The government also banned the sale of food and beverage containers and cups made of expanded polystyrene and introduced requirements for the labelling of certain disposable plastic products and their packaging to inform consumers on how to handle the resulting waste.

In 2019, the EU passed the Single-Use Plastics Directive (SUPD) which envisaged progressively banning the use of single-use plastic products to reduce marine pollution and promote a transition to a circular economy.

The directive entered into force on 3 July 2019, and Member States had until 3 July 2021 to transpose the Directive into national law, and adopt the relevant measures for successful implementation. However, performance in implementing the directive has been uneven among Member States.

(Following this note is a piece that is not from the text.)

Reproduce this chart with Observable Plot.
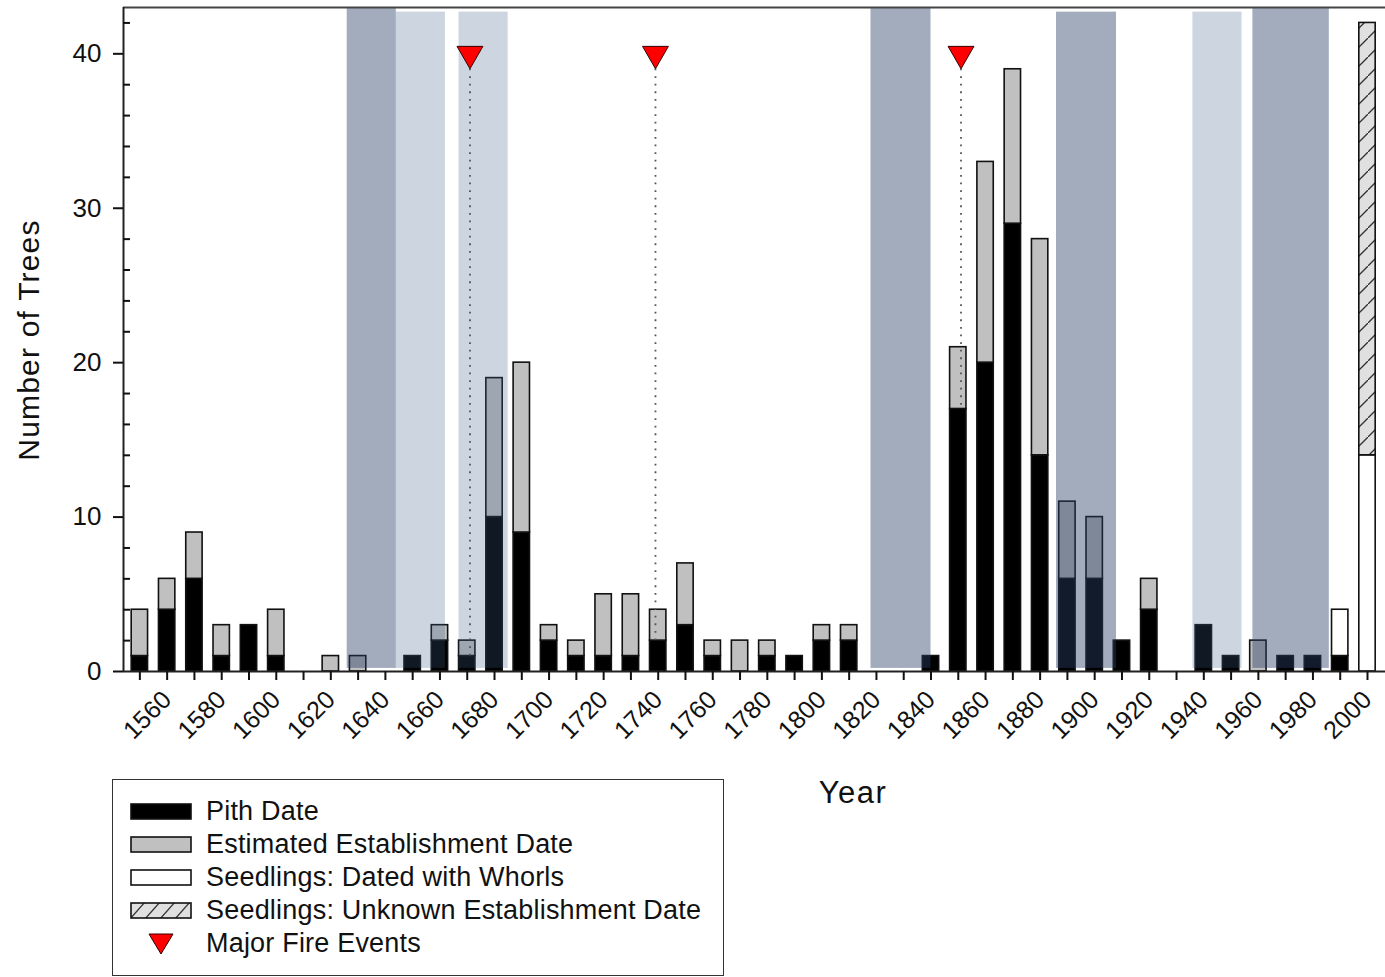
<!DOCTYPE html>
<html><head><meta charset="utf-8">
<script src="https://cdn.jsdelivr.net/npm/d3@7"></script>
<script src="https://cdn.jsdelivr.net/npm/@observablehq/plot@0.6"></script>
<style>
body{margin:0;background:#fff;font-family:"Liberation Sans",Arial,sans-serif;}
#wrap{position:relative;width:1385px;height:977px;overflow:hidden;background:#fff;}
#wrap > svg{position:absolute;left:0;top:0;}
#ylabel{position:absolute;left:29px;top:340px;transform:translate(-50%,-50%) rotate(-90deg);font-size:30px;letter-spacing:1.2px;white-space:nowrap;color:#111;}
#xlabel{position:absolute;left:753px;width:200px;top:775px;text-align:center;font-size:31px;letter-spacing:1.5px;color:#111;}
#legend{position:absolute;left:112px;top:779px;width:612px;height:197px;border:1.5px solid #333;box-sizing:border-box;background:#fff;}
#legend .row{position:absolute;left:0;height:33px;display:flex;align-items:center;font-size:27px;letter-spacing:0.2px;color:#111;white-space:nowrap;}
#legend .row svg{position:static;margin-left:17px;margin-right:14px;flex:none;}
</style></head><body>
<div id="wrap"></div>
<script>
// ---- data ----
const years = [1550,1560,1570,1580,1590,1600,1610,1620,1630,1640,1650,1660,1670,1680,1690,1700,1710,1720,1730,1740,1750,1760,1770,1780,1790,1800,1810,1820,1830,1840,1850,1860,1870,1880,1890,1900,1910,1920,1930,1940,1950,1960,1970,1980,1990,2000];
const pith      = [1,4,6,1,3,1,0,0,0,0,1,2,1,10,9,2,1,1,1,2,3,1,0,1,1,2,2,0,0,1,17,20,29,14,6,6,2,4,0,3,1,0,1,1,1,0];
const estimated = [3,2,3,2,0,3,0,1,1,0,0,1,1,9,11,1,1,4,4,2,4,1,2,1,0,1,1,0,0,0,4,13,10,14,5,4,0,2,0,0,0,2,0,0,0,0];
const whorls    = [0,0,0,0,0,0,0,0,0,0,0,0,0,0,0,0,0,0,0,0,0,0,0,0,0,0,0,0,0,0,0,0,0,0,0,0,0,0,0,0,0,0,0,0,3,14];
const unknown   = [0,0,0,0,0,0,0,0,0,0,0,0,0,0,0,0,0,0,0,0,0,0,0,0,0,0,0,0,0,0,0,0,0,0,0,0,0,0,0,0,0,0,0,0,0,28];

const bandStart = [1626,1644,1667,1818,1886,1936,1958];
const bandEnd   = [1644,1662,1685,1840,1908,1954,1986];
const bandTop   = [43,42.7,42.7,43,42.7,42.7,43];
const bandShade = ["dark","light","light","dark","dark","light","dark"];

const fireYears  = [1671,1739,1851];
const fireMarker = [40,40,40];
const fireLineTo = [1,2,17];

const yTicks = [0,10,20,30,40];
const yMinorTicks = [2,4,6,8,12,14,16,18,22,24,26,28,32,34,36,38,42];
const xTicks = d3.range(1550,2001,10);
const xLabels = d3.range(1560,2001,20);

const legendLabels = ["Pith Date","Estimated Establishment Date","Seedlings: Dated with Whorls","Seedlings: Unknown Establishment Date","Major Fire Events"];

// ---- derived tables ----
const half = 3;
const segs = [];
years.forEach((yr,i)=>{
  let base = 0;
  const add = (v,kind)=>{ if(v>0){ segs.push({year:yr,y1:base,y2:base+v,kind}); base+=v; } };
  add(pith[i],"pith"); add(estimated[i],"est"); add(whorls[i],"whorl"); add(unknown[i],"unknown");
});
const bands = bandStart.map((s,i)=>({x1:s,x2:bandEnd[i],top:bandTop[i],shade:bandShade[i]}));
const fires = fireYears.map((y,i)=>({year:y,marker:fireMarker[i],to:fireLineTo[i]}));

const xDomain = [1544,2006.6];
const yDomain = [0,43];
const segOf = k => segs.filter(d=>d.kind===k);
const rectOpts = (fill)=>({x1:d=>d.year-half,x2:d=>d.year+half,y1:"y1",y2:"y2",fill,stroke:"#111",strokeWidth:1.6});

const plot = Plot.plot({
  width:1385, height:977,
  marginLeft:123, marginRight:0, marginTop:7, marginBottom:306,
  style:{fontFamily:"'Liberation Sans', Arial, sans-serif", color:"#111", background:"transparent"},
  x:{domain:xDomain},
  y:{domain:yDomain},
  marks:[
    Plot.rect(segOf("pith"), rectOpts("#000")),
    Plot.rect(segOf("est"), rectOpts("#c0c0c0")),
    Plot.rect(segOf("whorl"), rectOpts("#fff")),
    Plot.rect(segOf("unknown"), rectOpts("url(#hatch)")),
    Plot.rect(bands.filter(d=>d.shade==="dark"), {x1:"x1",x2:"x2",y1:0.2,y2:"top",fill:"rgb(40,63,99)",fillOpacity:0.43}),
    Plot.rect(bands.filter(d=>d.shade==="light"), {x1:"x1",x2:"x2",y1:0.2,y2:"top",fill:"rgb(63,92,137)",fillOpacity:0.26}),
    Plot.ruleX(fires, {x:"year", y1:"marker", y2:"to", stroke:"#555", strokeWidth:1.8, strokeDasharray:"1.8,5.8"}),
    Plot.dot(fires, {x:"year", y:"marker", symbol:"triangle", rotate:180, r:9.6, fill:"#f00", stroke:"#300", strokeWidth:1}),
    Plot.ruleY([yDomain[0]], {stroke:"#222", strokeWidth:2}),
    Plot.ruleY([yDomain[1]], {stroke:"#444", strokeWidth:2}),
    Plot.ruleX([xDomain[0]], {stroke:"#222", strokeWidth:2}),
    Plot.axisY({ticks:yTicks, tickSize:10, tickPadding:12, fontSize:26, label:null, strokeWidth:2}),
    Plot.axisY({ticks:yMinorTicks, tickSize:-7, text:null, label:null, strokeWidth:2}),
    Plot.axisX({ticks:xTicks, tickSize:9, text:null, label:null, strokeWidth:2}),
    Plot.axisX({ticks:xLabels, tickSize:0, tickRotate:-45, tickPadding:24, fontSize:25, tickFormat:d=>String(d), label:null})
  ]
});

const defs = document.createElementNS("http://www.w3.org/2000/svg","defs");
defs.innerHTML = `<pattern id="hatch" patternUnits="userSpaceOnUse" width="19" height="19">
  <rect width="19" height="19" fill="#e0e0e0"/>
  <path d="M-2,21 L21,-2" stroke="#333" stroke-width="1.3"/>
</pattern>
<pattern id="hatch2" patternUnits="userSpaceOnUse" width="15" height="17">
  <rect width="15" height="17" fill="#e0e0e0"/>
  <path d="M0,17 L15,0" stroke="#333" stroke-width="1.3"/>
</pattern>`;
plot.insertBefore(defs, plot.firstChild);

const wrap = document.getElementById("wrap");
wrap.appendChild(plot);

const yl = document.createElement("div"); yl.id="ylabel"; yl.textContent="Number of Trees"; wrap.appendChild(yl);
const xl = document.createElement("div"); xl.id="xlabel"; xl.textContent="Year"; wrap.appendChild(xl);

const legend = document.createElement("div"); legend.id="legend";
const swatches = [
  `<rect x="1" y="1" width="60" height="15" fill="#000" stroke="#111" stroke-width="1.6"/>`,
  `<rect x="1" y="1" width="60" height="15" fill="#c0c0c0" stroke="#111" stroke-width="1.6"/>`,
  `<rect x="1" y="1" width="60" height="15" fill="#fff" stroke="#111" stroke-width="1.6"/>`,
  `<rect x="1" y="1" width="60" height="15" fill="url(#hatch2)" stroke="#111" stroke-width="1.6"/>`,
  `<path d="M19,1 L43,1 L31,21 Z" fill="#f00" stroke="#300" stroke-width="1"/>`
];
legendLabels.forEach((lab,i)=>{
  const r = document.createElement("div"); r.className="row";
  r.style.top = (15 + i*33) + "px";
  const h = i===4 ? 22 : 17;
  r.innerHTML = `<svg width="62" height="${h}" viewBox="0 0 62 ${h}">${swatches[i]}</svg><span>${lab}</span>`;
  legend.appendChild(r);
});
wrap.appendChild(legend);
</script>
</body></html>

According to a July report by the Rethink Plastic alliance, France, Greece, Ireland, Sweden, Estonia, and Malta are ahead of the pack. These member states have already adopted the measures required to transpose the SUP Directive into national law, and have even given more than is due by introducing additional reduction measures.

At the other end of the scale are Bulgaria, Romania, Czechia, Slovakia and Poland, which “have barely begun the transposition process or have been delaying it,” says Rethink Plastic.

With global production of plastics already having increased more than 20 times in the past 50 years and estimated to double again by 2035 and quadruple by 2050, the issue of plastic pollution is ever more pressing. Single-use plastics – those designed to be used only once, often for a very short period – make up a significant proportion of these plastics, representing half of plastic marine pollution, while reusable, sustainable alternatives exist already today.